» **WHAT NEEDS TO BE DONE**:
Set down the data below without change, skipping the pictures it holds.
[start of DATA LINES]
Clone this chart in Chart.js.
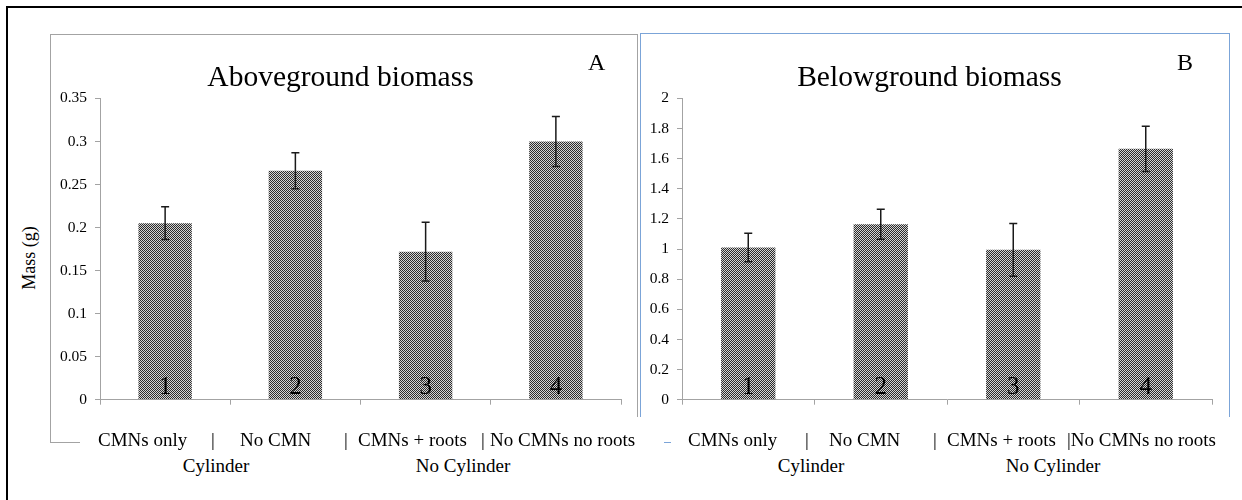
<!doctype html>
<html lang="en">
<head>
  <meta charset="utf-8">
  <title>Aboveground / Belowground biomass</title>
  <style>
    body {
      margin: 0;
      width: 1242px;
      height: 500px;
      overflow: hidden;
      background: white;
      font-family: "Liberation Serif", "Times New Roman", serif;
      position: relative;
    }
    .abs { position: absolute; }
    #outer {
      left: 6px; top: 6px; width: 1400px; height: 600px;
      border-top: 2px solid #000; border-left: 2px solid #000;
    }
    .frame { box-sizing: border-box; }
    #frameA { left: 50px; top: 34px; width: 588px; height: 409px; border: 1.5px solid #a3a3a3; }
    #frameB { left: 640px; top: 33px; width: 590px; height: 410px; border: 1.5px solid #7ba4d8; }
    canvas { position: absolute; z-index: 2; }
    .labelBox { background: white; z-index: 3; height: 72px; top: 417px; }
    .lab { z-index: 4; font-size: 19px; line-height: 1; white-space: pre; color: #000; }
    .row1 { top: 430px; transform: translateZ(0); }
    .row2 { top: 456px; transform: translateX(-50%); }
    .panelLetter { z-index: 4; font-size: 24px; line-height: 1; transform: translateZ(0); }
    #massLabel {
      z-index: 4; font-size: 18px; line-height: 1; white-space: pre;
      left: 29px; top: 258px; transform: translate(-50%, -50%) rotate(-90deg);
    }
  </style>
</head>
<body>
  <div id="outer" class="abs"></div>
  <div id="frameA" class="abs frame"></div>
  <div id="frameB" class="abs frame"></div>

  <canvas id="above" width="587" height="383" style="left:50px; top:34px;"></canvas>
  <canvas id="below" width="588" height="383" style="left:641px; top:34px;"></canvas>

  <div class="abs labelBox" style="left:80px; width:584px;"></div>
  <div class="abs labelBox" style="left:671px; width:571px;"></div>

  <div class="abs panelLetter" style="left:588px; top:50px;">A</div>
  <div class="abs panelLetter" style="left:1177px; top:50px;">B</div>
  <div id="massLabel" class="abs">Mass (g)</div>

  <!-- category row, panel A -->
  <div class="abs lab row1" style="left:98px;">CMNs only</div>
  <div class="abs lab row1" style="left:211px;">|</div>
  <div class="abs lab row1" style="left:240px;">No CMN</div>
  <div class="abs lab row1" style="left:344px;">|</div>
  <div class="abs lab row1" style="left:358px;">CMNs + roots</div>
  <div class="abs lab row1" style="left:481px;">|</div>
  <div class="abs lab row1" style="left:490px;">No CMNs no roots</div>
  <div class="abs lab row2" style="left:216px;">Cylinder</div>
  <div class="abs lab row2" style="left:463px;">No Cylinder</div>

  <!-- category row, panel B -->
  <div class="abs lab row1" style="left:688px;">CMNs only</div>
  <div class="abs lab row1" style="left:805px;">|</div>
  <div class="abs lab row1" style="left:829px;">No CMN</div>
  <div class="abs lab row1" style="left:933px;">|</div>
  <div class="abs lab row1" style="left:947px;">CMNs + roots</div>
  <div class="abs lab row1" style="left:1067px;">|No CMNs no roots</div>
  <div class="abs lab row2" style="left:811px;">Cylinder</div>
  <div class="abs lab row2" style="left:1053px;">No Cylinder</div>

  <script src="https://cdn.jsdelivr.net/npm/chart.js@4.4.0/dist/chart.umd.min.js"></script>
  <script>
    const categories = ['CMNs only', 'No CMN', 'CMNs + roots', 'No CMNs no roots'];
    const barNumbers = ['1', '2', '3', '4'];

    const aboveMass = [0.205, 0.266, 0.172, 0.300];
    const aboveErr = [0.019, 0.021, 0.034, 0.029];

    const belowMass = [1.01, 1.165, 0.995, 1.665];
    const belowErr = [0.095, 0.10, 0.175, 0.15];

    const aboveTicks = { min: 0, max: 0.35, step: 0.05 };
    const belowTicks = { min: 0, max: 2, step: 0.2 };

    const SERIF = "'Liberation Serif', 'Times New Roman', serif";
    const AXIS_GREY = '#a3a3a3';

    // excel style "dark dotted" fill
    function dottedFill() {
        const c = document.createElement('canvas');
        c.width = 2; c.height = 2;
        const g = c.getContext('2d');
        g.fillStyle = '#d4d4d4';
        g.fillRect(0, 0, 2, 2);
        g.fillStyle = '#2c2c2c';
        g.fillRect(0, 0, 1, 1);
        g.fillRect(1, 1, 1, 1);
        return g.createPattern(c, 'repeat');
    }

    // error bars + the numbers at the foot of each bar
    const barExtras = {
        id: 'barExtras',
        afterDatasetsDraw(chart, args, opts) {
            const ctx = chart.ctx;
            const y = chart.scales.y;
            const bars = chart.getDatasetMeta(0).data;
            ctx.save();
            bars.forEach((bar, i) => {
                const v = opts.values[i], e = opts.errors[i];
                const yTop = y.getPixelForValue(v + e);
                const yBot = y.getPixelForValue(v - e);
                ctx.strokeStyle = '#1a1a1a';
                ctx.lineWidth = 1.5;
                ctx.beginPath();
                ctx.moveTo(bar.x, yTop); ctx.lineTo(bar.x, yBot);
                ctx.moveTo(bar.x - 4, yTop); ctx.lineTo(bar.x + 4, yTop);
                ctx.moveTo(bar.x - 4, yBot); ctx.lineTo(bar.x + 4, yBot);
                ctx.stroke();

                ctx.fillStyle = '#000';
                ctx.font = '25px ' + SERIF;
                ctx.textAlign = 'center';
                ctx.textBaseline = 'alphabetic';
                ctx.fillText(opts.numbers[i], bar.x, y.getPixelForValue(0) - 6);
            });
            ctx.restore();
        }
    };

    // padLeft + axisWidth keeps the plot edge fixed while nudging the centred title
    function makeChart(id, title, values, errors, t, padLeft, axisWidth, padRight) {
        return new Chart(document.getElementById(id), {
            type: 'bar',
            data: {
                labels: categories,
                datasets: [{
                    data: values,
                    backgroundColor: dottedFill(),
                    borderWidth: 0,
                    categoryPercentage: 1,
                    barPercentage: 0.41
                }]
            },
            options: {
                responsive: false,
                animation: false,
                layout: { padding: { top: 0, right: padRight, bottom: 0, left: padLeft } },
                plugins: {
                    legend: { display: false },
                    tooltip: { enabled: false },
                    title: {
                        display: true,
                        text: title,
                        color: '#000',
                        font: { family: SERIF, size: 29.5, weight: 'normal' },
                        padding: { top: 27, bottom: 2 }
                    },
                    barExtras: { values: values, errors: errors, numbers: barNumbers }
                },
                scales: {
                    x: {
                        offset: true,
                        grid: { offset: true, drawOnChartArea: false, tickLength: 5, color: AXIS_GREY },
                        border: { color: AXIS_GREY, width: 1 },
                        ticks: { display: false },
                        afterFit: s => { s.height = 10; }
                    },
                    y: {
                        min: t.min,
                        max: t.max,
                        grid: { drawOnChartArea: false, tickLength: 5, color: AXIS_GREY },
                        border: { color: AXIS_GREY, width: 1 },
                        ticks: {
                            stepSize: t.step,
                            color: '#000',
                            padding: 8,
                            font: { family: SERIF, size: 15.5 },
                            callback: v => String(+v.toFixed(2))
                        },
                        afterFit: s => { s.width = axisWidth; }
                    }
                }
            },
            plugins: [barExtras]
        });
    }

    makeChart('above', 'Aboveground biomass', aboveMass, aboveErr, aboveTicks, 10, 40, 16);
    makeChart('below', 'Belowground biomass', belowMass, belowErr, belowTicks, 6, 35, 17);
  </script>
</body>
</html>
[end of DATA LINES]
» **ANSWER TO THE PROBLEM**:
Clone this chart in Chart.js.
<!doctype html>
<html lang="en">
<head>
  <meta charset="utf-8">
  <title>Aboveground / Belowground biomass</title>
  <style>
    body {
      margin: 0;
      width: 1242px;
      height: 500px;
      overflow: hidden;
      background: white;
      font-family: "Liberation Serif", "Times New Roman", serif;
      position: relative;
    }
    .abs { position: absolute; }
    #outer {
      left: 6px; top: 6px; width: 1400px; height: 600px;
      border-top: 2px solid #000; border-left: 2px solid #000;
    }
    .frame { box-sizing: border-box; }
    #frameA { left: 50px; top: 34px; width: 588px; height: 409px; border: 1.5px solid #a3a3a3; }
    #frameB { left: 640px; top: 33px; width: 590px; height: 410px; border: 1.5px solid #7ba4d8; }
    canvas { position: absolute; z-index: 2; }
    .labelBox { background: white; z-index: 3; height: 72px; top: 417px; }
    .lab { z-index: 4; font-size: 19px; line-height: 1; white-space: pre; color: #000; }
    .row1 { top: 430px; transform: translateZ(0); }
    .row2 { top: 456px; transform: translateX(-50%); }
    .panelLetter { z-index: 4; font-size: 24px; line-height: 1; transform: translateZ(0); }
    #massLabel {
      z-index: 4; font-size: 18px; line-height: 1; white-space: pre;
      left: 29px; top: 258px; transform: translate(-50%, -50%) rotate(-90deg);
    }
  </style>
</head>
<body>
  <div id="outer" class="abs"></div>
  <div id="frameA" class="abs frame"></div>
  <div id="frameB" class="abs frame"></div>

  <canvas id="above" width="587" height="383" style="left:50px; top:34px;"></canvas>
  <canvas id="below" width="588" height="383" style="left:641px; top:34px;"></canvas>

  <div class="abs labelBox" style="left:80px; width:584px;"></div>
  <div class="abs labelBox" style="left:671px; width:571px;"></div>

  <div class="abs panelLetter" style="left:588px; top:50px;">A</div>
  <div class="abs panelLetter" style="left:1177px; top:50px;">B</div>
  <div id="massLabel" class="abs">Mass (g)</div>

  <!-- category row, panel A -->
  <div class="abs lab row1" style="left:98px;">CMNs only</div>
  <div class="abs lab row1" style="left:211px;">|</div>
  <div class="abs lab row1" style="left:240px;">No CMN</div>
  <div class="abs lab row1" style="left:344px;">|</div>
  <div class="abs lab row1" style="left:358px;">CMNs + roots</div>
  <div class="abs lab row1" style="left:481px;">|</div>
  <div class="abs lab row1" style="left:490px;">No CMNs no roots</div>
  <div class="abs lab row2" style="left:216px;">Cylinder</div>
  <div class="abs lab row2" style="left:463px;">No Cylinder</div>

  <!-- category row, panel B -->
  <div class="abs lab row1" style="left:688px;">CMNs only</div>
  <div class="abs lab row1" style="left:805px;">|</div>
  <div class="abs lab row1" style="left:829px;">No CMN</div>
  <div class="abs lab row1" style="left:933px;">|</div>
  <div class="abs lab row1" style="left:947px;">CMNs + roots</div>
  <div class="abs lab row1" style="left:1067px;">|No CMNs no roots</div>
  <div class="abs lab row2" style="left:811px;">Cylinder</div>
  <div class="abs lab row2" style="left:1053px;">No Cylinder</div>

  <script src="https://cdn.jsdelivr.net/npm/chart.js@4.4.0/dist/chart.umd.min.js"></script>
  <script>
    const categories = ['CMNs only', 'No CMN', 'CMNs + roots', 'No CMNs no roots'];
    const barNumbers = ['1', '2', '3', '4'];

    const aboveMass = [0.205, 0.266, 0.172, 0.300];
    const aboveErr = [0.019, 0.021, 0.034, 0.029];

    const belowMass = [1.01, 1.165, 0.995, 1.665];
    const belowErr = [0.095, 0.10, 0.175, 0.15];

    const aboveTicks = { min: 0, max: 0.35, step: 0.05 };
    const belowTicks = { min: 0, max: 2, step: 0.2 };

    const SERIF = "'Liberation Serif', 'Times New Roman', serif";
    const AXIS_GREY = '#a3a3a3';

    // excel style "dark dotted" fill
    function dottedFill() {
        const c = document.createElement('canvas');
        c.width = 2; c.height = 2;
        const g = c.getContext('2d');
        g.fillStyle = '#d4d4d4';
        g.fillRect(0, 0, 2, 2);
        g.fillStyle = '#2c2c2c';
        g.fillRect(0, 0, 1, 1);
        g.fillRect(1, 1, 1, 1);
        return g.createPattern(c, 'repeat');
    }

    // error bars + the numbers at the foot of each bar
    const barExtras = {
        id: 'barExtras',
        afterDatasetsDraw(chart, args, opts) {
            const ctx = chart.ctx;
            const y = chart.scales.y;
            const bars = chart.getDatasetMeta(0).data;
            ctx.save();
            bars.forEach((bar, i) => {
                const v = opts.values[i], e = opts.errors[i];
                const yTop = y.getPixelForValue(v + e);
                const yBot = y.getPixelForValue(v - e);
                ctx.strokeStyle = '#1a1a1a';
                ctx.lineWidth = 1.5;
                ctx.beginPath();
                ctx.moveTo(bar.x, yTop); ctx.lineTo(bar.x, yBot);
                ctx.moveTo(bar.x - 4, yTop); ctx.lineTo(bar.x + 4, yTop);
                ctx.moveTo(bar.x - 4, yBot); ctx.lineTo(bar.x + 4, yBot);
                ctx.stroke();

                ctx.fillStyle = '#000';
                ctx.font = '25px ' + SERIF;
                ctx.textAlign = 'center';
                ctx.textBaseline = 'alphabetic';
                ctx.fillText(opts.numbers[i], bar.x, y.getPixelForValue(0) - 6);
            });
            ctx.restore();
        }
    };

    // padLeft + axisWidth keeps the plot edge fixed while nudging the centred title
    function makeChart(id, title, values, errors, t, padLeft, axisWidth, padRight) {
        return new Chart(document.getElementById(id), {
            type: 'bar',
            data: {
                labels: categories,
                datasets: [{
                    data: values,
                    backgroundColor: dottedFill(),
                    borderWidth: 0,
                    categoryPercentage: 1,
                    barPercentage: 0.41
                }]
            },
            options: {
                responsive: false,
                animation: false,
                layout: { padding: { top: 0, right: padRight, bottom: 0, left: padLeft } },
                plugins: {
                    legend: { display: false },
                    tooltip: { enabled: false },
                    title: {
                        display: true,
                        text: title,
                        color: '#000',
                        font: { family: SERIF, size: 29.5, weight: 'normal' },
                        padding: { top: 27, bottom: 2 }
                    },
                    barExtras: { values: values, errors: errors, numbers: barNumbers }
                },
                scales: {
                    x: {
                        offset: true,
                        grid: { offset: true, drawOnChartArea: false, tickLength: 5, color: AXIS_GREY },
                        border: { color: AXIS_GREY, width: 1 },
                        ticks: { display: false },
                        afterFit: s => { s.height = 10; }
                    },
                    y: {
                        min: t.min,
                        max: t.max,
                        grid: { drawOnChartArea: false, tickLength: 5, color: AXIS_GREY },
                        border: { color: AXIS_GREY, width: 1 },
                        ticks: {
                            stepSize: t.step,
                            color: '#000',
                            padding: 8,
                            font: { family: SERIF, size: 15.5 },
                            callback: v => String(+v.toFixed(2))
                        },
                        afterFit: s => { s.width = axisWidth; }
                    }
                }
            },
            plugins: [barExtras]
        });
    }

    makeChart('above', 'Aboveground biomass', aboveMass, aboveErr, aboveTicks, 10, 40, 16);
    makeChart('below', 'Belowground biomass', belowMass, belowErr, belowTicks, 6, 35, 17);
  </script>
</body>
</html>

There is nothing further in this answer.